The movie industry and a juicy Hollywood scandal played a significant role in the development of Gringo Gulch. Builder Guillermo Wulff played a role in that too. In the early 1960s, he convinced movie director John Huston to shoot “The Night of the Iguana” in Mismaloya, an isolated cove eight miles south of Puerto Vallarta, where he had obtained a 90-year land lease. There were no facilities or hotels at Mismaloya. The cast and crew stayed in Puerto Vallarta. They and the movie equipment travelled to and from Mismaloya every day via boat.
The cast included Richard Burton, Ava Gardner, and Deborah Kerr. Elizabeth Taylor was not in the film, but she was in Puerto Vallarta with Richard Burton. Their steamy extramarital affair drew paparazzi and news coverage from around the world.
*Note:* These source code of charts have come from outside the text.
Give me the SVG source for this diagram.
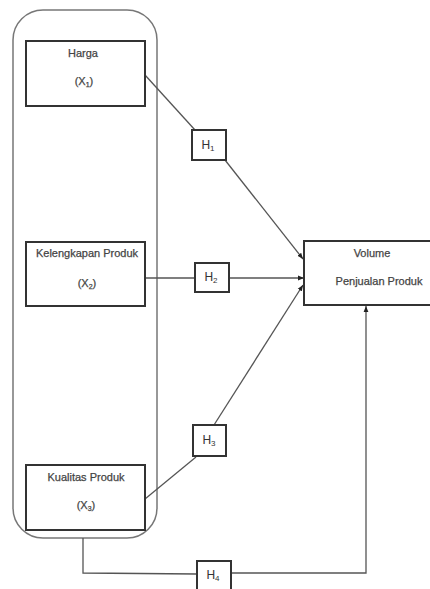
<svg xmlns="http://www.w3.org/2000/svg" width="430" height="589" viewBox="0 0 430 589">
<defs>
<style>
.box{fill:#fff;stroke:#333;stroke-width:2}
.hb{fill:#fff;stroke:#333;stroke-width:2}
.t{font-family:"Liberation Sans",Arial,sans-serif;font-size:11px;fill:#444;stroke:#444;stroke-width:0.25;text-anchor:middle}
.h{font-family:"Liberation Sans",Arial,sans-serif;font-size:12px;fill:#333;text-anchor:middle}
.ln{fill:none;stroke:#555;stroke-width:1.3}
</style>
<marker id="ar" viewBox="0 0 10 10" refX="10" refY="5" markerWidth="6" markerHeight="6" orient="auto" markerUnits="userSpaceOnUse">
<path d="M0,1 L10,5 L0,9 z" fill="#222"/>
</marker>
</defs>
<rect width="430" height="589" fill="#fff"/>
<g id="group">
<rect x="13" y="10" width="144" height="528" rx="30" ry="30" fill="none" stroke="#777" stroke-width="1.5"/>
</g>
<g id="connectors">
<line class="ln" x1="145" y1="75" x2="195" y2="130"/>
<line class="ln" x1="225" y1="160" x2="303" y2="259" marker-end="url(#ar)"/>
<line class="ln" x1="145" y1="278" x2="195" y2="278"/>
<line class="ln" x1="229" y1="278" x2="304" y2="278" marker-end="url(#ar)"/>
<line class="ln" x1="145" y1="499" x2="196" y2="457"/>
<line class="ln" x1="214" y1="425" x2="303" y2="285" marker-end="url(#ar)"/>
<polyline class="ln" points="83,538 83,573 197,574"/>
<polyline class="ln" points="231,573 366,573 366,306" marker-end="url(#ar)"/>
</g>
<g id="harga">
<rect class="box" x="26" y="41" width="119" height="65"/>
<text class="t" x="83" y="57">Harga</text>
<text class="t" x="84" y="85">(X<tspan font-size="7" dy="2">1</tspan><tspan dy="-2">)</tspan></text>
</g>
<g id="kelengkapan">
<rect class="box" x="26" y="242" width="119" height="64"/>
<text class="t" x="87" y="257">Kelengkapan Produk</text>
<text class="t" x="87" y="287">(X<tspan font-size="7" dy="2">2</tspan><tspan dy="-2">)</tspan></text>
</g>
<g id="kualitas">
<rect class="box" x="26" y="465" width="119" height="65"/>
<text class="t" x="86" y="481">Kualitas Produk</text>
<text class="t" x="86" y="509">(X<tspan font-size="7" dy="2">3</tspan><tspan dy="-2">)</tspan></text>
</g>
<g id="volume">
<rect class="box" x="304" y="241" width="130" height="64"/>
<text class="t" x="372" y="257">Volume</text>
<text class="t" x="379" y="285">Penjualan  Produk</text>
</g>
<g id="h1">
<rect class="hb" x="192" y="130" width="34" height="30"/>
<text class="h" x="208" y="149">H<tspan font-size="8" dy="2">1</tspan></text>
</g>
<g id="h2">
<rect class="hb" x="195" y="263" width="34" height="29"/>
<text class="h" x="211" y="281">H<tspan font-size="8" dy="2">2</tspan></text>
</g>
<g id="h3">
<rect class="hb" x="193" y="425" width="33" height="31"/>
<text class="h" x="209" y="444">H<tspan font-size="8" dy="2">3</tspan></text>
</g>
<g id="h4">
<rect class="hb" x="197" y="561" width="34" height="30"/>
<text class="h" x="213" y="579">H<tspan font-size="8" dy="2">4</tspan></text>
</g>
</svg>
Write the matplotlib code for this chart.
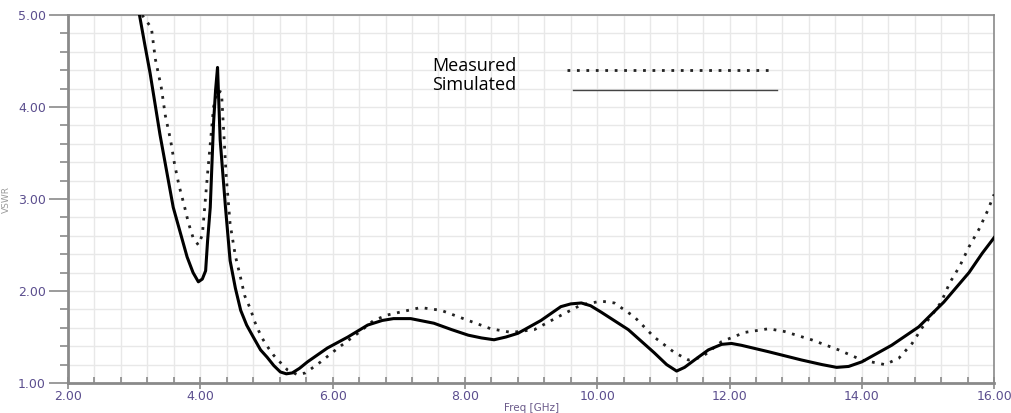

Puerto Vallarta did not have much in the way of hotels in the early 1960s. Elizabeth Taylor was unhappy with her accommodations. John Huston let Burton and Taylor stay in his rented villa Casa Kimberley and rented another villa for himself. Richard Burton ended up buying Casa Kimberley for Elizabeth Taylor as a birthday present. At the time, Casa Kimberley was a two-story building. It is now a boutique hotel and the current owner has added floors.
Richard Burton also purchased a villa for himself on the other side of the street. Guillermo Wulff built the bridge, originally painted pink, connecting the second stories of the two villas. It is said to have been inspired by the “Bridge of Sighs” in Venice. There are stories of Richard Burton being trapped in his apartment after one of Burton and Taylor’s famous fights because the apartment had no street entrance of its own and Elizabeth locked the door on her side of the bridge. Supposedly, friends threw bottles of liquor up to Burton on the bridge.
Burton and Taylor married in 1964, divorced ten years later, remarried in 1975, and divorced again in little under a year. Richard Burton purchased another villa in Puerto Vallarta in 1977 for his new wife Susan Hunt. That villa is now part of the Hacienda San Angel boutique luxury hotel.
As we walked Sandra pointed out former homes of other famous residents, and told us about them and current owners.
The exteriors, while attractive, are often quite plain. The interiors would have been more elaborate with tiled floors and courtyards. When you walk through the area, it may be possible at times to catch a brief glimpse of an interior through an open door.
Sandra has been conducting walking tours in Puerto Vallarta since 2009. Puerto Vallarta Walking Tours grew out of the informal tours she gave friends when they visited. There are several types of tours offered, not just the one of Gringo Gulch. Sandra told me she likes to add a new tour each year. Her latest addition is a chocolate tour.
The Gringo Gulch walking tour takes approximately 90 minutes. Note that there are some stairs and some inclines (like most of Puerto Vallarta). You can walk and explore Gringo Gulch on your own. I chose to take a tour to get more of the stories and history. Casa Kimberley is relatively easy to find on your own, but I wouldn’t have learned who lived at some of the other houses or heard the interesting story tidbits on my own.